The global health crisis caused by the bird flu pandemic seems to have reached the Indian sub-continent. Reported cases of bird flu, commonly referred to as avian influenza or avian flu, in the domestic and wild bird populations are pouring in from several parts of the country.

Bird flu is an infection caused by avian flu viruses, which occur naturally among birds. Bird flu is communicable disease among birds and can make some domesticated birds, including chickens, ducks, and turkeys, very sick and kill them.

National news agencies have confirmed the spread of the deadly H5N1 strain of the bird flu virus in the tribal zone of Navapur in northern Maharashtra's Nandurbar district. Several laboratorial tests conducted by the Indian government have confirmed the presence of the virus. Bird flu has also been confirmed in some samples from poultry in Surat district in the state of Gujarat and from several other states.

The central government has activated its action plan to prevent the spread of bird flu. The government has sent health personnel to inspect health of people living in the regions affected by the epidemic. Poultry fowls are being vaccinated all over the country. Some of the affected regions have been quarantined and movement of chicken and other poultry products has been banned from those regions. Moreover, chickens are being culled in mass scale in bird flu suspected farms.

Although the risk from bird flu is generally low to most people, government officials have reported a death of a 27-year-old poultry farm owner from Nandurbar in Surat hospital, in a rare case of bird-to-human transmission of bird flu. Most cases of avian influenza infection in humans have resulted from contact with infected poultry or surfaces contaminated with secretion or excretions from infected birds.

Symptoms of the transmission of bird flu in humans are similar to those of general influenza, like fever, cough, sore throat, muscle aches, eye infections, pneumonia, severe respiratory diseases, and other severe and life-threatening complications. The fatality of the infection usually depend mostly on the state of the immune system of an infected person.

During an outbreak of avian influenza in humans, information on the extent of influenza infection in animals as well as humans and on circulating influenza viruses is urgently needed to assist the assessment of public health risks and to recommend the best protective measures.

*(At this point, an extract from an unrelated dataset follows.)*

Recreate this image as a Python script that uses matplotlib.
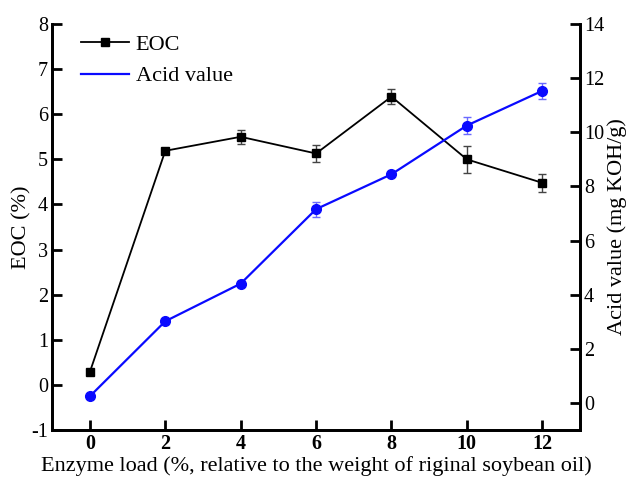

As of now, a specific anti-avian influenza vaccine for humans is not readily available. However, the anti-viral medication oseltamivir phosphate, with brand name Tamiflu, may be effective in treating avian influenza. Apart from Tamiflu, the U.S. Food and Drug Administration has approved the antiviral medications rimantadine and amantadine for the treatment of H5N1 in adults. Meanwhile, the World Health Organization is considering the efficacies of rimantadine and amantadine to combat some strains of bird flu.

The Indian government is putting effort to halt further spread of the epidemic. It is providing proper clothing and equipment to the workers involved in the culling of infected poultry in order to protect them from infection. The government should also focus on promoting research for the development of effective anti-viral drugs and alternative preventive measures to mitigate the intensity of the bird flu pandemic.